STARKVILLE, Miss.--In the capital of war-torn Kosovo where children grapple with a national history of ethnic cleansing and organized crime, one Mississippi State University professor found -- and taught -- hope.
Rich Raymond, also head of MSU's English department, took sabbatical leave from MSU during January through July of 2012 to pursue a Fulbright Scholarship in the Eastern European nation. In Kosovo, Raymond taught American literature and academic research methods to 22 master's students studying teaching at the University of Pristina, located in Kosovo's capital city.
Raymond recently published a 229-page book detailing how his students developed critical thinking skills to evaluate the paradoxes of slavery and liberty, as well as justice and injustice -- the story of how they learned American literature. "Writing Visions of Hope: Teaching Twentieth-Century American Literature and Research," published by Information Age Publishing Inc., focuses on students' capacity for hope despite the continued violence they face.

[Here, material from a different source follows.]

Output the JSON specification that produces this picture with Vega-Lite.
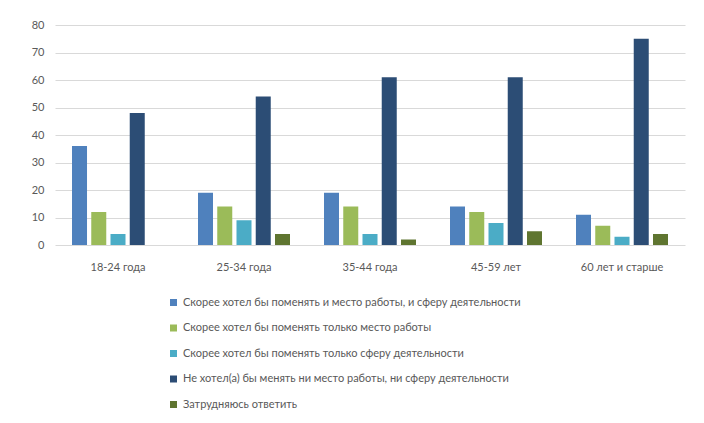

"This book is the story of how these Kosovo students learned to connect American literature to the literature of their own country. The themes -- it's uncanny how parallel they are," Raymond said.
Government leaders in Kosovo are former communists, and schools are places where students are asked to regurgitate the information they've heard in lectures, Raymond said. Students in his class were initially concerned about giving the "right" answer, but Raymond used that as an opportunity to teach them, if they can provide textual evidence to support their interpretation, their answers are correct.
Students wrote about what they read in Raymond's class in responsive journal entries. They responded to Raymond's analytical questions about plot and characterization, as well as opinion questions about how the text related to, or failed to relate to, the students' lives. Throughout the courses he taught, Raymond used writing-to-learn strategies, which encourage students to write to help them process and retain course content.
"Writing Visions of Hope" opens with Raymond's narrating the students' responses to the writing-to-learn strategies, and the book continues by describing how Raymond's students learned to use research to connect American and Balkan narratives to justice and injustice, oppression and liberty, and despair and hope, Raymond said.
The second half of the book celebrates students' writing, as well as their development as critical thinkers, he explained, and the final chapter reveals students' responses, as well as UP professors' responses, to Raymond's surveys about despair and hope for the future of Kosovo.
"I asked the professors and students, 'Are you hopeful that Kosovo can escape the corruption, not only in the government, but in the educational system?' Their answer was usually, 'No,' but when I got them to talk about their teaching and helping their students become freer people and useful in running the country in the future, they were all hope," Raymond said.
Raymond's belief that literature can offer hope in a world of despair is best reflected in William Faulkner's Nobel Prize acceptance speech, Raymond said. In 1954, Faulkner described his purpose in writing fiction was to tell the truth while offering a vision of hope.
"I think Faulkner meant that, somewhere in the pages of these realistic novels and poems that tell the truth about the horrors in our modern world, we have to see evidence that, occasionally, men and women are capable, simultaneously, of intelligence and compassion and self-sacrifice," Raymond said. "If we can find that in literature, then literature will uplift us.
"It still gives us a vision of the nightmare, but it gives us hope for an American dream or for a European dream that is not a vision of despair," he explained.